Le premier impact touche la bonne gestion des dépenses publiques. Si les autorités locales ne font pas l’objet d’une surveillance médiatique, les fonds publics sont moins bien administrés.

Marc-François Bernier, de l’Université d’Ottawa

Deuxième conséquence : la perte de visibilité sur des enjeux régionaux. « Les médias se font souvent l’écho des besoins et revendications locales, donc ça fait des déserts [médiatiques], renchérit M. Bernier. Ces gens-là deviennent moins importants dans la gestion des affaires publiques nationales. »

Selon Bruno Paradis, l’annonce de TVA a été un véritable « choc » pour les élus locaux.

« C’est primordial que les journalistes couvrent les régions, parce que sinon, on a des zones d’ombre, et il y a des gens qui vont en profiter, alerte-t-il. Les journalistes mettent au défi nos décisions [en tant qu’élus], et font valoir nos réalités quotidiennes, souvent éclipsées par les réalités des grands centres. »

Trou noir médiatique

Privée de présence médiatique nationale avant même les coupes chez TVA, la région des Laurentides connaît déjà ces problèmes, affirme Scott Pearce, président du Conseil des préfets et des élus des Laurentides.

« On a des enjeux comme les mines, la santé, mais on est quasiment ignorés, dénonce-t-il. On a déjà dû descendre à Montréal faire notre conférence de presse pour réussir à être entendus ! »

Or, les compressions de Québecor éteignent l’espoir d’une présence médiatique accrue dans la région. « Ça veut dire qu’il n’y aura jamais de TVA chez nous », déplore M. Pearce.

Pour Jacques Demers, président de la Fédération québécoise des municipalités, l’annonce de TVA est un coup dur, qui s’ajoute à la perte de nombreux journaux et hebdos locaux dans les dernières années.

« On ne peut plus appeler ça des craintes, parce qu’on la vit déjà, la perte des médias régionaux », lance-t-il.

Cet élu estrien se souvient de l’époque où un journaliste de La Tribune était affecté spécifiquement à sa MRC. « Il écrivait tous les jours sur des sujets qui nous touchent », note-t-il.

Maintenant, les gens vont avoir une opinion sur le transport en commun de Montréal, ou le tramway de Québec. Mais les problèmes locaux, des difficultés qu’on a dans des routes chez nous, dans nos banques alimentaires, on n’en parle pas.

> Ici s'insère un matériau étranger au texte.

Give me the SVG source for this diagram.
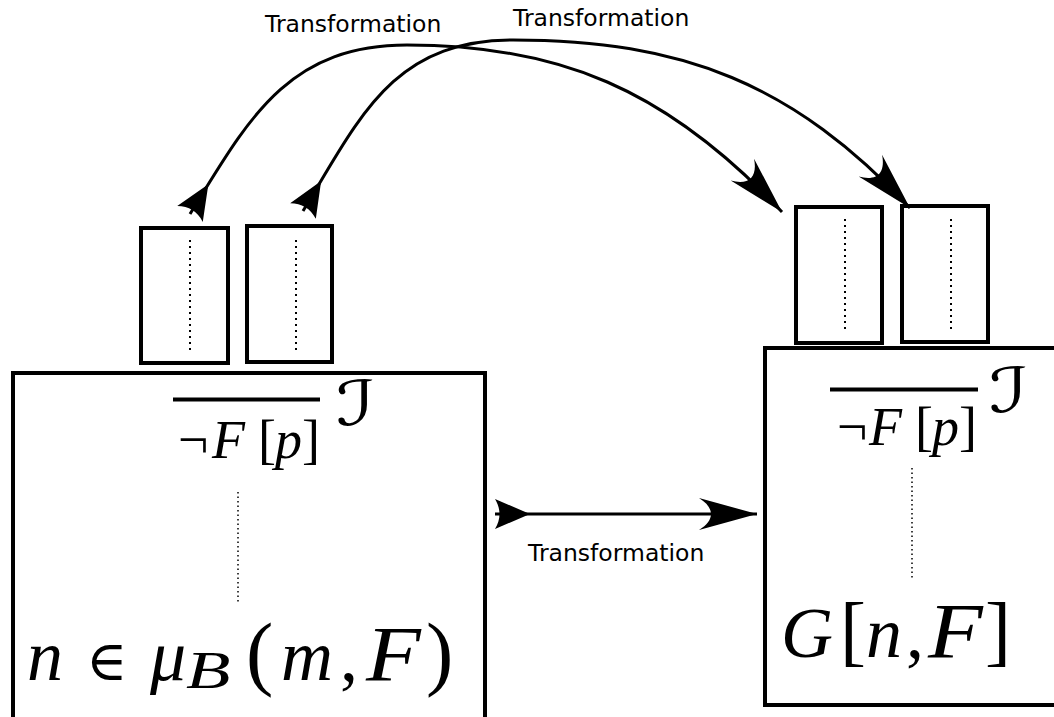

Jacques Demers, président de la Fédération québécoise des municipalités

La perte de l’information locale – en quantité et en qualité – contribue aussi au clivage des discours, selon M. Demers

En effet, sur certains sujets locaux, les citoyens ne peuvent plus se fier à de l’information journalistique vérifiée. Ils doivent se contenter des opinions des uns et des autres. Et ça se traduit parfois par du harcèlement ou de la pression envers les élus, qui démissionnent en nombre record dans les dernières années, rappelle-t-il.

« [Les citoyens] ne sont pas des journalistes, ils n’ont pas de neutralité, souligne M. Demers. Le journaliste, lui, il va mettre les deux côtés de la médaille : celui qu’on veut entendre, et celui avec lequel on est moins d’accord. »

Une catastrophe

Il n’y a qu’un mot pour décrire la décision de TVA : « catastrophe », lance Gérald Savard, préfet de la MRC du Fjord-du-Saguenay.

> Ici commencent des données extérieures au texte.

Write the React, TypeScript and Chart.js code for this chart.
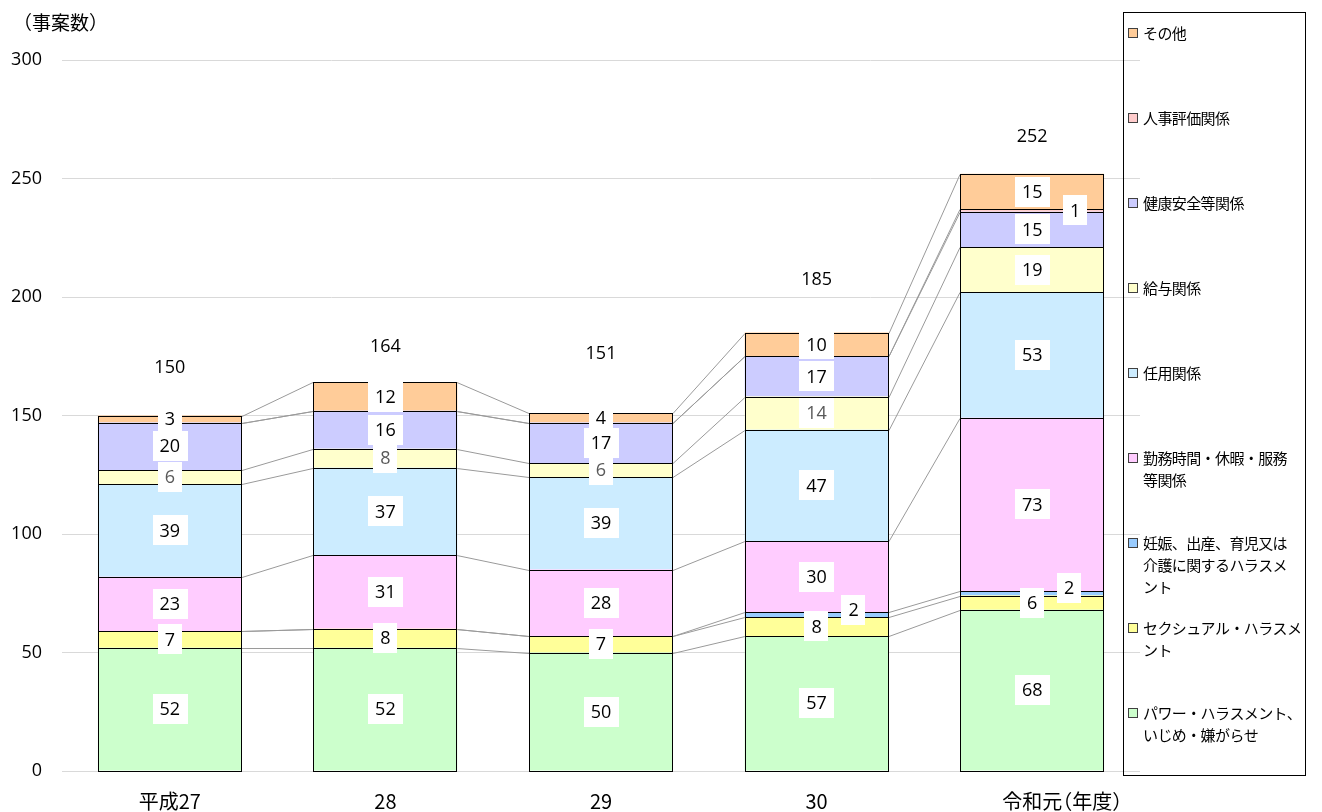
import React, { useEffect, useRef } from "react";
import { Chart, registerables } from "chart.js";

Chart.register(...registerables);

// ---- data ----
const categories = ["平成27", "28", "29", "30", "令和元"];
const categorySuffix = "（年度）";
const yAxisTitle = "（事案数）";

const powerHarassment = [52, 52, 50, 57, 68];
const sexualHarassment = [7, 8, 7, 8, 6];
const maternityHarassment = [0, 0, 0, 2, 2];
const workHours = [23, 31, 28, 30, 73];
const appointment = [39, 37, 39, 47, 53];
const salary = [6, 8, 6, 14, 19];
const healthSafety = [20, 16, 17, 17, 15];
const personnelEval = [0, 0, 0, 0, 1];
const others = [3, 12, 4, 10, 15];
const totals = [150, 164, 151, 185, 252];

const nameLines = [
  ["パワー・ハラスメント、", "いじめ・嫌がらせ"],
  ["セクシュアル・ハラスメ", "ント"],
  ["妊娠、出産、育児又は", "介護に関するハラスメ", "ント"],
  ["勤務時間・休暇・服務", "等関係"],
  ["任用関係"],
  ["給与関係"],
  ["健康安全等関係"],
  ["人事評価関係"],
  ["その他"],
];

// ---- styles ----
const seriesValues = [
  powerHarassment,
  sexualHarassment,
  maternityHarassment,
  workHours,
  appointment,
  salary,
  healthSafety,
  personnelEval,
  others,
];
const seriesColors = [
  "#CCFFCC",
  "#FFFF99",
  "#99CCFF",
  "#FFCCFF",
  "#CCECFF",
  "#FFFFCC",
  "#CCCCFF",
  "#FFCCCC",
  "#FFCC99",
];
const GRAY_TXT = "#595959";
const labelColors: (string | string[])[] = [
  "#000",
  "#000",
  "#000",
  "#000",
  "#000",
  [GRAY_TXT, GRAY_TXT, GRAY_TXT, GRAY_TXT, "#000"],
  "#000",
  "#000",
  "#000",
];
const labelOffsets: [number, number][] = [
  [0, 0],
  [0, 0],
  [37, -5],
  [0, 0],
  [0, 0],
  [0, 0],
  [0, 0],
  [43, 0],
  [0, 0],
];
const totalOffsets = [48, 35, 59, 53, 37];

const NUM_FONT = '18px "Open Sans", "Noto Sans", sans-serif';
const JP_FONT = '"Noto Sans CJK JP", "Noto Sans", sans-serif';

const seriesLinesPlugin = {
  id: "seriesLines",
  beforeDatasetsDraw(chart: any) {
    const ctx = chart.ctx;
    ctx.save();
    ctx.strokeStyle = "#9A9A9A";
    ctx.lineWidth = 1;
    chart.data.datasets.forEach((_: any, di: number) => {
      const meta = chart.getDatasetMeta(di);
      for (let i = 0; i < meta.data.length - 1; i++) {
        const a = meta.data[i];
        const b = meta.data[i + 1];
        ctx.beginPath();
        ctx.moveTo(Math.round(a.x + a.width / 2), Math.round(a.y) + 0.5);
        ctx.lineTo(Math.round(b.x - b.width / 2), Math.round(b.y) + 0.5);
        ctx.stroke();
      }
    });
    ctx.restore();
  },
};

const labelsPlugin = {
  id: "segLabels",
  afterDatasetsDraw(chart: any) {
    const ctx = chart.ctx;
    ctx.save();
    // crisp outlines for every segment
    ctx.strokeStyle = "#000";
    ctx.lineWidth = 1;
    chart.data.datasets.forEach((_: any, di: number) => {
      const meta = chart.getDatasetMeta(di);
      meta.data.forEach((el: any) => {
        const l = Math.round(el.x - el.width / 2);
        const r = Math.round(el.x + el.width / 2);
        const t = Math.round(el.y);
        const b = Math.round(el.base);
        ctx.strokeRect(l + 0.5, t + 0.5, r - l - 1, b - t);
      });
    });

    ctx.font = NUM_FONT;
    ctx.textAlign = "center";
    ctx.textBaseline = "middle";
    chart.data.datasets.forEach((ds: any, di: number) => {
      const meta = chart.getDatasetMeta(di);
      meta.data.forEach((el: any, i: number) => {
        const v = ds.data[i];
        if (!v) return;
        const [ox, oy] = labelOffsets[di];
        const cx = el.x + ox;
        const cy = (el.y + el.base) / 2 + oy;
        const txt = String(v);
        const w = ctx.measureText(txt).width + 14;
        const h = 30;
        ctx.fillStyle = "#FFFFFF";
        ctx.fillRect(Math.round(cx - w / 2), Math.round(cy - h / 2), Math.round(w), h);
        const c = labelColors[di];
        ctx.fillStyle = Array.isArray(c) ? c[i] : c;
        ctx.fillText(txt, cx, cy + 1);
      });
    });
    // totals above each bar
    const lastMeta = chart.getDatasetMeta(chart.data.datasets.length - 1);
    ctx.fillStyle = "#000";
    lastMeta.data.forEach((el: any, i: number) => {
      ctx.fillText(String(totals[i]), el.x, el.y - totalOffsets[i]);
    });
    ctx.restore();
  },
};

const decorPlugin = {
  id: "decor",
  afterDraw(chart: any) {
    const ctx = chart.ctx;
    ctx.save();
    // y-axis title
    ctx.fillStyle = "#000";
    ctx.font = "19px " + JP_FONT;
    ctx.textAlign = "left";
    ctx.textBaseline = "middle";
    ctx.fillText(yAxisTitle, 13, 23);

    // suffix after last category
    const xs = chart.scales.x;
    ctx.font = "20px " + JP_FONT;
    const lastIdx = categories.length - 1;
    const lw = ctx.measureText(categories[lastIdx]).width;
    const lx = xs.getPixelForValue(lastIdx) + lw / 2 - 10;
    ctx.fillText(categorySuffix, lx, 801);

    // legend box
    const L = 1123, T = 12, R = 1305, B = 775;
    ctx.strokeStyle = "#000";
    ctx.lineWidth = 1;
    ctx.strokeRect(L + 0.5, T + 0.5, R - L, B - T);
    ctx.font = "15px " + JP_FONT;
    try {
      (ctx as any).letterSpacing = "-0.6px";
    } catch (e) {}
    const n = chart.data.datasets.length;
    for (let k = 0; k < n; k++) {
      const di = n - 1 - k;
      const y0 = 33 + k * 85;
      ctx.fillStyle = seriesColors[di];
      ctx.fillRect(1128, y0 - 5, 10, 10);
      ctx.strokeStyle = "#404040";
      ctx.strokeRect(1128.5, y0 - 4.5, 9, 9);
      ctx.fillStyle = "#000";
      nameLines[di].forEach((line, li) => {
        ctx.fillText(line, 1143, y0 + li * 22);
      });
    }
    ctx.restore();
  },
};

export default function App() {
  const ref = useRef<HTMLCanvasElement | null>(null);
  useEffect(() => {
    document.body.style.margin = "0";
    document.body.style.overflow = "hidden";
    document.documentElement.style.overflow = "hidden";
    const canvas = ref.current!;
    const chart = new Chart(canvas, {
      type: "bar",
      data: {
        labels: categories,
        datasets: seriesValues.map((vals, i) => ({
          label: nameLines[i].join(""),
          data: vals,
          backgroundColor: seriesColors[i],
          borderWidth: 0,
          categoryPercentage: 1,
          barPercentage: 0.667,
        })),
      },
      options: {
        animation: false,
        responsive: false,
        devicePixelRatio: 1,
        layout: { padding: { left: 0, right: 182, top: 60, bottom: 0 } },
        plugins: {
          legend: { display: false },
          tooltip: { enabled: false },
          title: { display: false },
        },
        scales: {
          x: {
            stacked: true,
            grid: { display: false, drawTicks: false },
            border: { display: false },
            ticks: {
              color: "#000",
              font: { family: '"Noto Sans CJK JP", "Open Sans", sans-serif', size: 20 },
              padding: 18,
              maxRotation: 0,
            },
            afterFit: (s: any) => {
              s.height = 41;
            },
          },
          y: {
            stacked: true,
            min: 0,
            max: 300,
            grid: { color: "#D9D9D9", drawTicks: false, lineWidth: 1 },
            border: { display: false },
            ticks: {
              stepSize: 50,
              color: "#000",
              font: { family: '"Open Sans", "Noto Sans", sans-serif', size: 18 },
              padding: 20,
            },
            afterFit: (s: any) => {
              s.width = 62;
            },
          },
        },
      },
      plugins: [seriesLinesPlugin, labelsPlugin, decorPlugin],
    });
    return () => chart.destroy();
  }, []);
  return (
    <div style={{ width: 1322, height: 812, position: "relative", background: "#fff", overflow: "hidden" }}>
      <canvas ref={ref} width={1322} height={812} style={{ display: "block" }} />
    </div>
  );
}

Dans cette région, seuls quatre journalistes et deux caméramans de Groupe TVA resteront en poste, sur une équipe de 22. « Les journalistes, quand on les entend, ils nous font penser à des choses, à des idées. Ce sont des gens qui connaissent plein d’affaires. [Leur disparition], c’est une catastrophe pour la démocratie, pour la culture », estime M. Savard.

Une solution, selon le professeur Marc-François Bernier, serait la création d’un organe de presse québécois indépendant, mais public, qui aurait un mandat régional, par exemple par l’entremise de Télé-Québec. « Ça existe dans d’autres pays, comme la France, affirme-t-il. Et ce serait une façon pour l’État québécois de compenser pour un modèle économique [des médias privés] qui ne marche plus. »

L’histoire jusqu’ici

Février 2023 : Québecor annonce 240 licenciements, dont 140 chez Groupe TVA.

2 novembre 2023 : Pierre Karl Péladeau annonce le licenciement de 547 employés de Groupe TVA, soit près du tiers de ses effectifs.

De ce nombre, 300 personnes travaillaient à la production interne, 98 étaient liées majoritairement aux activités des stations régionales et 149 travaillaient dans d’autres secteurs.